Educated Media Head's Plea For Trial In Absentia Rejected
MOSCOW. Aug 27 (Interfax) - The Criminal Investigation Committee of Russia's Interior Ministry has rejected a plea for an in absentia trial of a case in which the head of a nonprofit humanitarian and educational organization disputes a charge of illegal importation of money, a lawyer said.
Manana Aslamazian, head of Educated Media, who is abroad, was charged in January 2007 after she tried to import about 10,000 euro into Russia without declaring it, while the law then permitted a maximum of $10,000.

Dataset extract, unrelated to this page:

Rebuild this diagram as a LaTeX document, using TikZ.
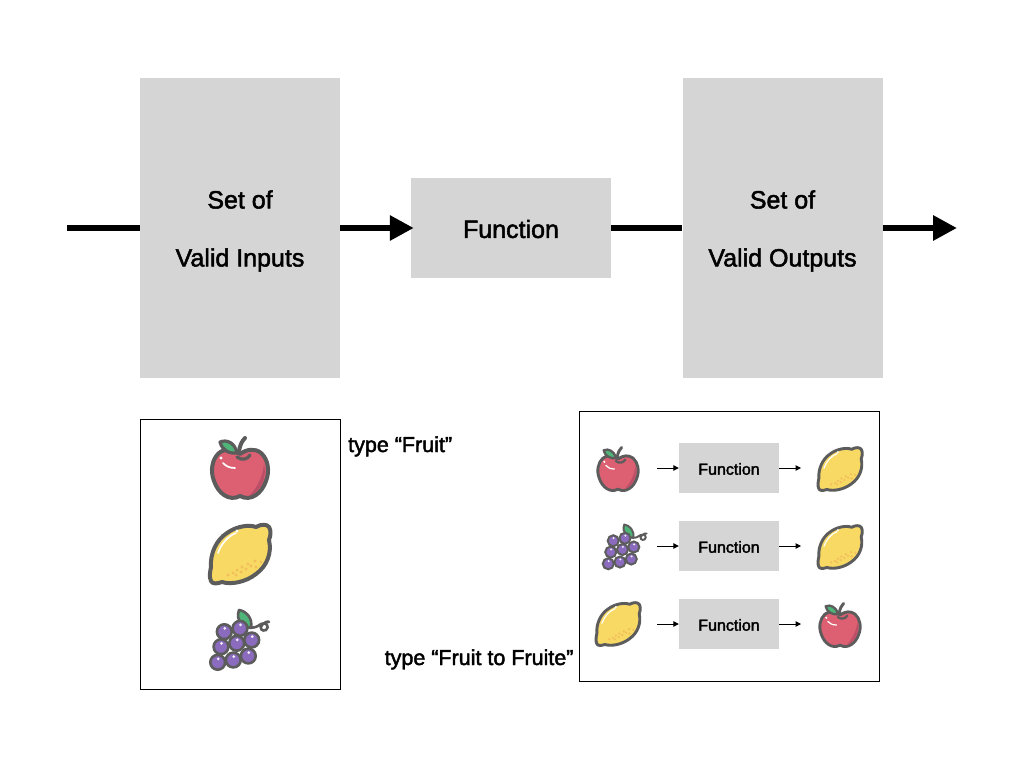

Lawyers argue that the sum Aslamazian tried to bring in, equivalent to about 70,000 rubles, was so small that failure to declare it falls into the category of offenses that, under Russian law, are to be dealt with not by the courts but by non-judicial authorities.
Moreover, retroactive legislation has been passed since that allows sums of up to 10,000 euro to be imported undeclared.
This completely clears Aslamazian, her lawyer Viktor Parshutkin told Interfax.
However, the Criminal Investigation Committee "demands that Aslamazian return from abroad and intends to send the case to court only after she has returned to Russia," he said.
In January 2007, Educated Media became the full legal successor of Internews, a nonprofit organization that was registered in 1997 and ran various humanitarian and educational projects via electronic media.